▼

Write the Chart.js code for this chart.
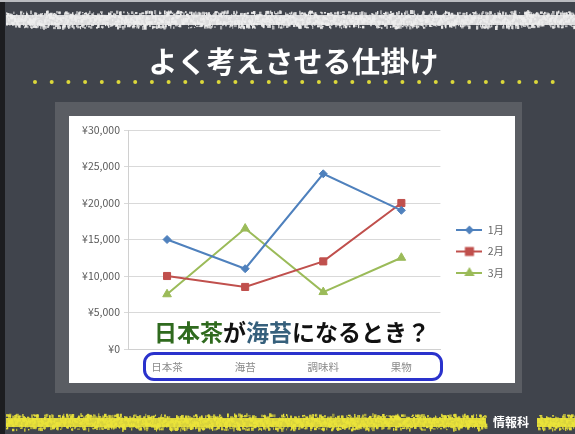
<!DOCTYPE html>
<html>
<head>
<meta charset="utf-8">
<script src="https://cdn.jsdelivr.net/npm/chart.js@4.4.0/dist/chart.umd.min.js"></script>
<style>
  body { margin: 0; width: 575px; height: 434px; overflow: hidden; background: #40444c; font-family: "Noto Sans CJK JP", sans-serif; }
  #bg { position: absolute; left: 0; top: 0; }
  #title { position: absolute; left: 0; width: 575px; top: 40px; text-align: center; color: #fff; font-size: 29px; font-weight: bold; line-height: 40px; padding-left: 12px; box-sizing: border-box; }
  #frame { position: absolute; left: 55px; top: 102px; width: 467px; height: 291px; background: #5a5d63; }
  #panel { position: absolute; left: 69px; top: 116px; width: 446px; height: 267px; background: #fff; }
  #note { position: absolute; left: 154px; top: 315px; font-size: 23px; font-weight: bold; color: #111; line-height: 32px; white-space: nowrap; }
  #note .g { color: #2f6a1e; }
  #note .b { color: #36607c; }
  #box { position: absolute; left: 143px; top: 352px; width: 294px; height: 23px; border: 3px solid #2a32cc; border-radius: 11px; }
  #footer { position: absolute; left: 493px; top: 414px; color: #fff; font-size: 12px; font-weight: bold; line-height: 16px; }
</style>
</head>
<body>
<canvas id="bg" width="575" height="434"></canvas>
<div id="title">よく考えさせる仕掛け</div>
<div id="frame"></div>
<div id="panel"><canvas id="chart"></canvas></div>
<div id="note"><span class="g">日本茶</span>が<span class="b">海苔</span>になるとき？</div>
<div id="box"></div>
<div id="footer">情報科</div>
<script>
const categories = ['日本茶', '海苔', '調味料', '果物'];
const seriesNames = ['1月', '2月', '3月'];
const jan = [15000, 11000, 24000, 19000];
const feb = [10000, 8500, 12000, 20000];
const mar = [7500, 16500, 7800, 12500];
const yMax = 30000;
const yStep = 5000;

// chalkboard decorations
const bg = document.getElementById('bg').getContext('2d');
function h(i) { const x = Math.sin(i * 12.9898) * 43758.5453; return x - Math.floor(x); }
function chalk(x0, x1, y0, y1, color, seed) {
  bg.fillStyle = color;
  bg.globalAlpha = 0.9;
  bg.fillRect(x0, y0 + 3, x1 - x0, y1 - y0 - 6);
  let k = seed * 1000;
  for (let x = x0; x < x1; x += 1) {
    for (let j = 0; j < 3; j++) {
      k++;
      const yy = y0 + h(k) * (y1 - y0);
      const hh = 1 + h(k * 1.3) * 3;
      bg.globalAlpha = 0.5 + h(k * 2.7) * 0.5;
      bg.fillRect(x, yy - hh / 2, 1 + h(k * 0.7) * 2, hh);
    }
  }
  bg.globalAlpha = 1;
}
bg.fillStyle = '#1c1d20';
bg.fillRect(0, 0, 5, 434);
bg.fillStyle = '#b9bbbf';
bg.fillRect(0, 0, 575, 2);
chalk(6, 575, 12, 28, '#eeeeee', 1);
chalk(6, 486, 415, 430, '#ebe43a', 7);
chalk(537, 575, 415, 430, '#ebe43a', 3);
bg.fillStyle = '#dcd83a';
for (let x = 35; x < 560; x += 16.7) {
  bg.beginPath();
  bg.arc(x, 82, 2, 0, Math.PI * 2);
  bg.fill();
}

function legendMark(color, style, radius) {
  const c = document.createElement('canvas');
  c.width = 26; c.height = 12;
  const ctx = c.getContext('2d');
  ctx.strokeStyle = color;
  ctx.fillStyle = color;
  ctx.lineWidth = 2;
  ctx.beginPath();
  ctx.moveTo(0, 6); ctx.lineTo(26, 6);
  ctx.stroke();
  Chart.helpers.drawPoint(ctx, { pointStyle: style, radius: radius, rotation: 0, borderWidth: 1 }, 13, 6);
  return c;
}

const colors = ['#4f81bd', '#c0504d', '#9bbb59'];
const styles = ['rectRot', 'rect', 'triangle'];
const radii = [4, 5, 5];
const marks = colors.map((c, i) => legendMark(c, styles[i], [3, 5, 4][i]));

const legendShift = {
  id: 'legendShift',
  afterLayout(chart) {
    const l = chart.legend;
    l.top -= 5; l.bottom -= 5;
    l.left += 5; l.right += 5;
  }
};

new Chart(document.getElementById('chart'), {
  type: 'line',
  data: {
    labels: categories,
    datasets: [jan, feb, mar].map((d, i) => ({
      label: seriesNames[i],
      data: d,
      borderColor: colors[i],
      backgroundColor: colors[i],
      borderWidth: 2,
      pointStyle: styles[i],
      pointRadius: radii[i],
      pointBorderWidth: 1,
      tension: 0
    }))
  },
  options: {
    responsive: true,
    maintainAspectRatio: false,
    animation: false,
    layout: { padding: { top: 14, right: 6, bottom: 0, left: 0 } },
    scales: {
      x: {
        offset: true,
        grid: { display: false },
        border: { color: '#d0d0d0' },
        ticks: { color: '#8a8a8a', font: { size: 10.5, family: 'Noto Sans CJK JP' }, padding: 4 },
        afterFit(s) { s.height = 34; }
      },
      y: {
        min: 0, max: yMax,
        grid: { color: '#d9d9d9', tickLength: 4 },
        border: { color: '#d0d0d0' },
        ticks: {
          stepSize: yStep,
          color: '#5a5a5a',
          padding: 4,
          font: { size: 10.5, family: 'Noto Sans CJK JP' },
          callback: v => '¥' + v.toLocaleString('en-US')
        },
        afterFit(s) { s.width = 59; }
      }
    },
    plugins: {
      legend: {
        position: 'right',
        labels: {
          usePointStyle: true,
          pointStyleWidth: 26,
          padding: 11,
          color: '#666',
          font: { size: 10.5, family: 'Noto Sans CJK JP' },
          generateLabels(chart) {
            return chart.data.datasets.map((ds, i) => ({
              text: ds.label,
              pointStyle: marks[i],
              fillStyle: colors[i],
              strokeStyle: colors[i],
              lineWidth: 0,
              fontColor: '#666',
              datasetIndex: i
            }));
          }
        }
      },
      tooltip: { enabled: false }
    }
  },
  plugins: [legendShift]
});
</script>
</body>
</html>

▲
▼

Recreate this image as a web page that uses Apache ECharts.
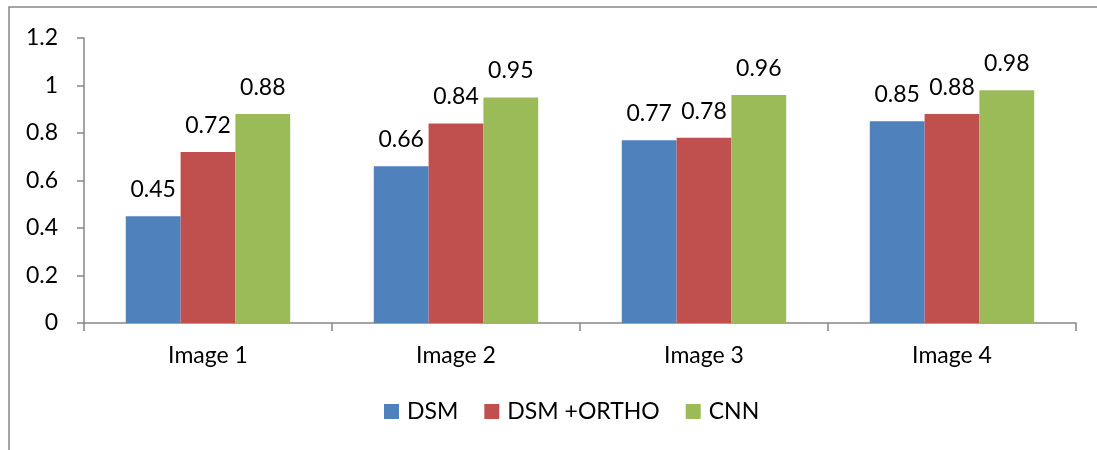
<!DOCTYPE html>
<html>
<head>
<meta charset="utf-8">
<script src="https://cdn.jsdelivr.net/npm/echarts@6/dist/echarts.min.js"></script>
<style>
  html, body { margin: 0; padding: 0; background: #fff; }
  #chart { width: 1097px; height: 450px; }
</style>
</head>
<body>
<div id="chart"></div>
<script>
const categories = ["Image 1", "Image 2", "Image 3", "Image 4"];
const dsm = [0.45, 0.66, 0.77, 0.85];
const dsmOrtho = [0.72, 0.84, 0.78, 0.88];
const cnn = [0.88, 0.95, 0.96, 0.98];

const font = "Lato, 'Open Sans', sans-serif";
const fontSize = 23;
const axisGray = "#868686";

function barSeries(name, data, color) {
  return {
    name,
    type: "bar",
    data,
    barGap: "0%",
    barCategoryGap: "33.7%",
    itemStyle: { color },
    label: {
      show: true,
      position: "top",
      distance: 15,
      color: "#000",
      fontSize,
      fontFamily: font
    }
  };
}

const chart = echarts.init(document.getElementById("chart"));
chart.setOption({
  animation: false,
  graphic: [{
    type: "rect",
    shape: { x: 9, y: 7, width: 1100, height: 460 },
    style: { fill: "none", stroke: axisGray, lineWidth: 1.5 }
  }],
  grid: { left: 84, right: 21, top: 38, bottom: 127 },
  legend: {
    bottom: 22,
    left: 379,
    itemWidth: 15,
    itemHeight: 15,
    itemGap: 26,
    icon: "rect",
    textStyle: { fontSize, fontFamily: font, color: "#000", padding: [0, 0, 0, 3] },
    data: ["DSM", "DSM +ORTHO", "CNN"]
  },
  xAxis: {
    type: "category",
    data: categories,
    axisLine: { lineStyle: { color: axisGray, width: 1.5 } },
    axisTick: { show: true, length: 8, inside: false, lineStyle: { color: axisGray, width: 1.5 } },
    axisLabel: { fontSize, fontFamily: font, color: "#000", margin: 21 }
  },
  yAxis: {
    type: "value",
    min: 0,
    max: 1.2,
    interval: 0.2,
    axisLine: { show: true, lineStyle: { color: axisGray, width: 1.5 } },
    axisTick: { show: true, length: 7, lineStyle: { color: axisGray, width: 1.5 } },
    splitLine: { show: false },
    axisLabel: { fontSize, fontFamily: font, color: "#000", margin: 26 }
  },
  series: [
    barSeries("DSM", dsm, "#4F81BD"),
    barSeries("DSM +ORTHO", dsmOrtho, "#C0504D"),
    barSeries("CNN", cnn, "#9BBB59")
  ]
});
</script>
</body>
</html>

▲
▼

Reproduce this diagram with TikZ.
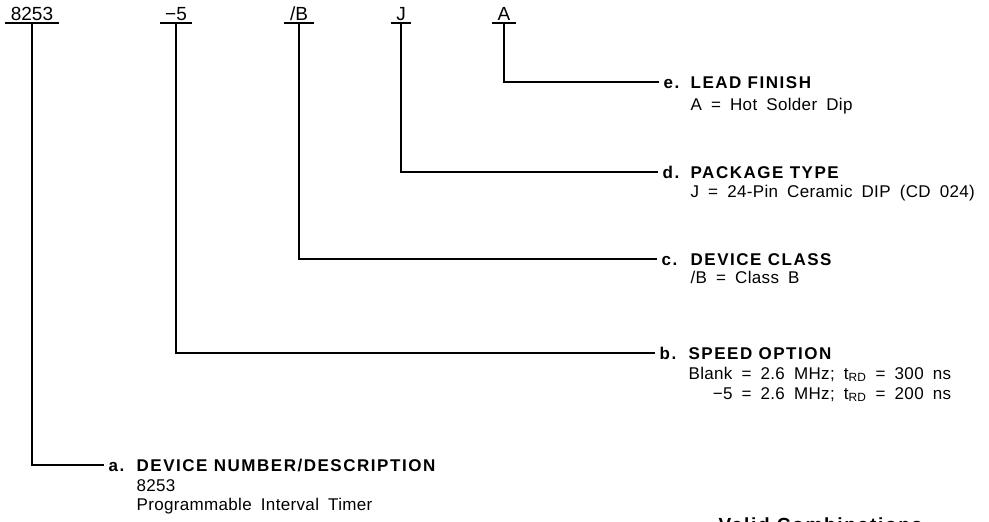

▲

• [TASK DESCRIPTION] Take every line from the data above that holds "this" and copy it out.

• [THE REPLY]
Write the Chart.js code for this chart.
Recreate this image as a web page that uses Apache ECharts.
Reproduce this diagram with TikZ.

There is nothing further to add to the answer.